AVAILABILITY AND access to uninterrupted and reliable energy sources is a prerequisite to enable an equitable and just development of communities, nations, and regions at large. Countries that have clear goals of raising the socio-economic conditions of their population have prioritised access to energy above other development goals. Construction and operation of power plants, as well as ensuring a steady supply of fuel of consistent quality, is a time-consuming and capital-intensive process. Governments have circumvented this barrier by building up interstate or trans-border transmission and distribution networks with neighbouring nations to meet their internal power demands.
Today, regional and cross-border power purchase agreements are a common means to bridge the power deficit and are practiced globally.

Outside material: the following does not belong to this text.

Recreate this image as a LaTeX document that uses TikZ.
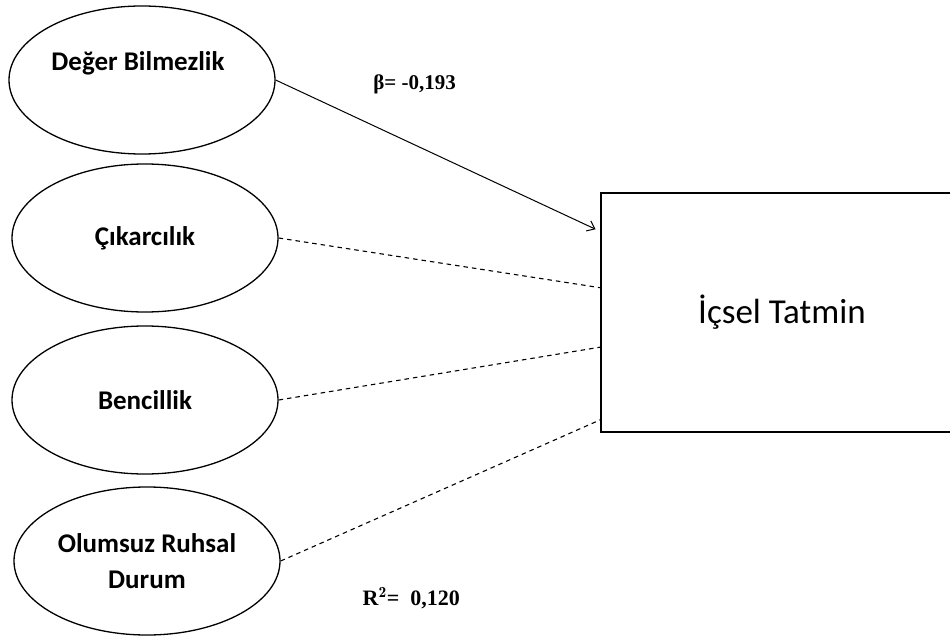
\documentclass[tikz,border=0pt]{standalone}
\usepackage{fontspec}
\newfontfamily\calfont{Carlito}
\newfontfamily\tmsfont{Liberation Serif}
\usetikzlibrary{shapes.geometric,arrows.meta,calc}
\begin{document}
\begin{tikzpicture}[x=1pt,y=-1pt,
  latent/.style={ellipse,draw,line width=1.3pt,inner sep=0pt,minimum width=266pt,minimum height=148pt,align=center,font=\calfont\bfseries\fontsize{27}{32}\selectfont},
  outcome/.style={rectangle,draw,line width=1.8pt,minimum width=362pt,minimum height=239pt,inner sep=0pt,font=\calfont\fontsize{35}{40}\selectfont},
  solidpath/.style={line width=1pt,-{Straight Barb[length=7pt,width=11pt,line width=1pt]},shorten >=5pt},
  dashpath/.style={line width=1.1pt,dash pattern=on 4.5pt off 4pt},
  coef/.style={font=\tmsfont\bfseries\fontsize{21}{24}\selectfont,inner sep=0pt,anchor=east}]
\useasboundingbox (0,0) rectangle (950,639);
\node[latent] (e1) at (142,80) {};
\node[font=\calfont\bfseries\fontsize{27}{32}\selectfont,inner sep=0pt] (t1) at (138,63) {Değer Bilmezlik};
\node[latent] (e2) at (145,238) {Çıkarcılık};
\node[latent] (e3) at (145,400) {Bencillik};
\node[latent] (e4) at (147,561) {Olumsuz Ruhsal\\[4pt]Durum};
\node[outcome] (box) at (782,312.5) {İçsel Tatmin};
\draw[solidpath] (e1.east) -- ($(box.north west)!0.163!(box.south west)$);
\draw[dashpath] (e2.east) -- ($(box.north west)!0.397!(box.south west)$);
\draw[dashpath] (e3.east) -- ($(box.north west)!0.644!(box.south west)$);
\draw[dashpath] (e4.east) -- ($(box.north west)!0.946!(box.south west)$);
\node[coef] (beta) at (456,84) {β= -0,193};
\node[coef,font=\tmsfont\bfseries\fontsize{22}{26}\selectfont] (r2) at (460,598) {R$^{\mathbf 2}$=\ \ 0,120};
\end{tikzpicture}
\end{document}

There is definitely a progressive global approach towards building more inclusive and cooperative relationships for sharing resources.
In the context of climate change, accessibility of electricity has become a two-dimensional tool for measuring a community or region’s progress. The first dimension is to determine the percentage of the population having access to electricity along with per capita consumption and its year-on-year growth; while the second dimension pertains to analysing the means used to generate the electricity that is delivered—whether the source of energy generation is a polluting and fast-depleting fossil fuel or the vastly untapped non-polluting, environmentally benign renewable energy (RE).
The first dimension has seen exceptional achievements in the majority of Asian and African countries in the last five decades. While the second determinant has garnered the attention of policymakers in countries globally.